List each line of the data that holds the string "this".

**Available records**:
=====
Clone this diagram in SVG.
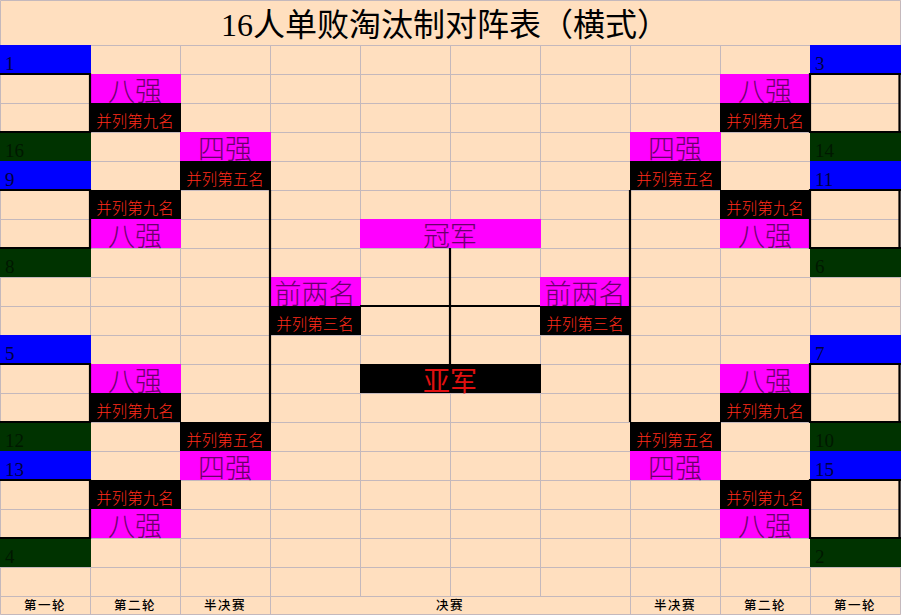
=====
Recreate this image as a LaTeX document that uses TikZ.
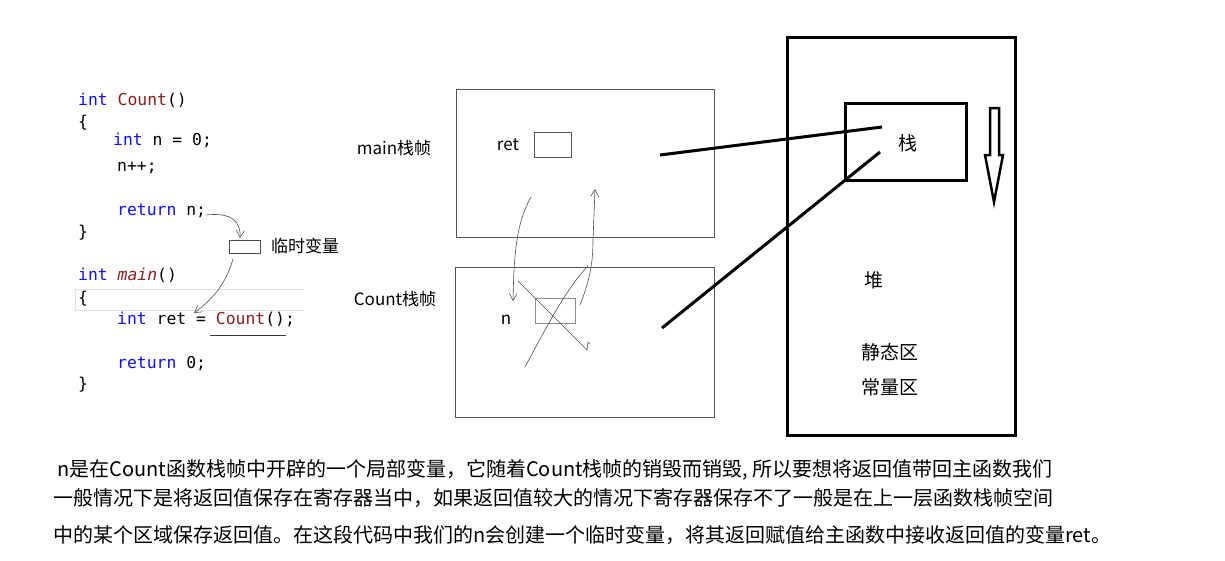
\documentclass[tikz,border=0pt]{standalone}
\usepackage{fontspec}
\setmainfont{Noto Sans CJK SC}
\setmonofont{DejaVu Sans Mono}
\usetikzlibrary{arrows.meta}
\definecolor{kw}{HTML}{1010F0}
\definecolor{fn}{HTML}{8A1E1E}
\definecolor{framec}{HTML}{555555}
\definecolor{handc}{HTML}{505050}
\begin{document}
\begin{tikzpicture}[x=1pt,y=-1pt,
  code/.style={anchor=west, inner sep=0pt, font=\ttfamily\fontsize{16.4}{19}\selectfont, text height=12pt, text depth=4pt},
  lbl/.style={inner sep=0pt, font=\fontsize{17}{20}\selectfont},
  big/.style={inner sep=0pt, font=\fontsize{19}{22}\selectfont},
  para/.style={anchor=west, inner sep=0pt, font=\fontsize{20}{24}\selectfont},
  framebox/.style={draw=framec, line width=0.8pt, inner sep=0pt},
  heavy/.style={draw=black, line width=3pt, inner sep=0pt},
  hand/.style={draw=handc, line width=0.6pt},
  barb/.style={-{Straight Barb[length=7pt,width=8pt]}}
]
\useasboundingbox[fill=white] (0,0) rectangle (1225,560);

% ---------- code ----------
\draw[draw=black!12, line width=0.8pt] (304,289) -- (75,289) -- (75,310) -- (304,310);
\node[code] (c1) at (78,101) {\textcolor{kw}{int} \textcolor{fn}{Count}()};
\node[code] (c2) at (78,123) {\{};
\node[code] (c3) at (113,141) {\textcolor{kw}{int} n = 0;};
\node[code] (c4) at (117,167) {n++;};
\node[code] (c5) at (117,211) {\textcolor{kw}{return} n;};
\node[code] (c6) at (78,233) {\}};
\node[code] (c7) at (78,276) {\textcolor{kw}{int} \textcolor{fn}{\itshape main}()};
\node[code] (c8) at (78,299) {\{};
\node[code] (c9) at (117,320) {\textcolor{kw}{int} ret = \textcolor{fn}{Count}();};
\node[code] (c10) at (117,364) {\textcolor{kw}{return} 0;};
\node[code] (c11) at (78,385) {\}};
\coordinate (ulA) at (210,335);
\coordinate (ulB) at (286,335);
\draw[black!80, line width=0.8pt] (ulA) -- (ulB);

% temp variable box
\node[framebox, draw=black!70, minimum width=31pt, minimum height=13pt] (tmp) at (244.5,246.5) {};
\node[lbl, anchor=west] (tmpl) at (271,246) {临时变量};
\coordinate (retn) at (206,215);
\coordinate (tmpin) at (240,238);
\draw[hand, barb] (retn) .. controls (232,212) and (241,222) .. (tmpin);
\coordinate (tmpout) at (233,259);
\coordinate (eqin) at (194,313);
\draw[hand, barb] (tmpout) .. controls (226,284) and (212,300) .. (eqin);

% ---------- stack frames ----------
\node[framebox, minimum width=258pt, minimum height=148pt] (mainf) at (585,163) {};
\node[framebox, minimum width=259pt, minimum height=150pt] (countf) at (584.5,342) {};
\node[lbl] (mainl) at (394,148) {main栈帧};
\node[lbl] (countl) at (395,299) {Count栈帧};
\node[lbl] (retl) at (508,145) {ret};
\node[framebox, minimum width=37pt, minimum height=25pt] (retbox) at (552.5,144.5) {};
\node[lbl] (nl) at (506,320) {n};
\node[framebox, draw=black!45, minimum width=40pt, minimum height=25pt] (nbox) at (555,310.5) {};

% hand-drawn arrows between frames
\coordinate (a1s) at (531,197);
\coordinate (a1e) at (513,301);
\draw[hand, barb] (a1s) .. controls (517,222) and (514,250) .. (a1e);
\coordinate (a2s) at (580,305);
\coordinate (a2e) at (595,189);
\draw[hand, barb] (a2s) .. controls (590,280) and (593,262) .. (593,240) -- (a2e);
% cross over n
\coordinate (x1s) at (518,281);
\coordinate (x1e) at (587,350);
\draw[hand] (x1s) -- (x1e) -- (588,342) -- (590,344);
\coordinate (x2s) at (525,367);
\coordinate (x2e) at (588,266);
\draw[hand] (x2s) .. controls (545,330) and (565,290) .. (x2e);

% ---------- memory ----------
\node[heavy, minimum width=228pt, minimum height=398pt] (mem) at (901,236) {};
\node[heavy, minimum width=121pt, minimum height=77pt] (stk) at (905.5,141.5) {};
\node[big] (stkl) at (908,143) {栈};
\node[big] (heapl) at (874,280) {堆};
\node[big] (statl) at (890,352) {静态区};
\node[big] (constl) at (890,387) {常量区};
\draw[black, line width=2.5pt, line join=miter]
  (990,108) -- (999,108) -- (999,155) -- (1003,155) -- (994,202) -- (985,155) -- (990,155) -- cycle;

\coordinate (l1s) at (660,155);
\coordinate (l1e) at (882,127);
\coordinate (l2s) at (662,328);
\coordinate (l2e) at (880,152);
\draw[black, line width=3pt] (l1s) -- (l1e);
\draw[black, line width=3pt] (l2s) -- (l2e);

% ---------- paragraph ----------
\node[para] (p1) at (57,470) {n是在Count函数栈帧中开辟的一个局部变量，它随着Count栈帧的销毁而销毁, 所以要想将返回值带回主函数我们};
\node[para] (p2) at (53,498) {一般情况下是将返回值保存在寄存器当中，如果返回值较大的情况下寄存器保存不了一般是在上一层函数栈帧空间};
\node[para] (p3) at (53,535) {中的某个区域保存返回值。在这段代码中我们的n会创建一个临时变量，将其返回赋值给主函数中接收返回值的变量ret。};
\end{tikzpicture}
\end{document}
=====
**Task result**:
Clone this diagram in SVG.
Recreate this image as a LaTeX document that uses TikZ.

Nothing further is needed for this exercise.